SYNOPSIS: The Soyuz ferry capsule that brought the two men back to earth re-entered the earth's atmosphere exactly on target, and floated gently through the thick cloud that obscured the final landing site.
Behind them, the cosmonauts left the giant space laboratory still orbiting above. Already Soviet scientists are saying the mission has been a big step towards the goal of a permanently manned space station. Two other crews, each including an Each European cosmonaut, had visited the Salyut pair during their long flight. There were also three flights by unmanned cargo craft which delivered fresh supplies and mail to the spacemen.
The capsule landed on t he steppes of Kazakhstan. Helicopter recovery teams reported that both men were in good health, and were able to cope with the difficult task of re-adapting to gravity.
Describing their first reactions, the cosmonauts said that, apart from slight feeling of dizziness when they shook their heads, they felt normal. Their morale, they said, was very high.

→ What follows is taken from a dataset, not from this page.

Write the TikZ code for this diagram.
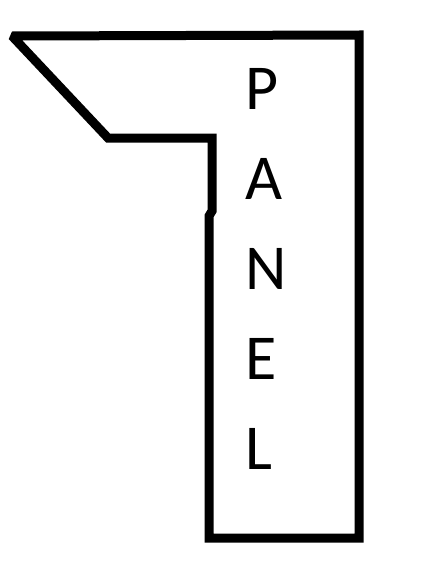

The cosmonauts' delight at the success of their mission was obvious. colonel Kovalyonok told reporters: "We are glad to feel the earth's gravity. We are happy to see the faces of our friends around us, and soon we'll see our families." It was in September that the pair broke the old 96-day space endurance record set up earlier this year by another Soviet crew. Colonel Kovalyonok and Engineer Ivanchenkov broadcast almost daily reports to Soviet Television during their flight. Now they have discovered that their frequent appearances on the small screen have turned them into television "personalities". Millions of viewers saw both men walk in space - the most spectacular of all the experiments they carried out during the four and a half month mission.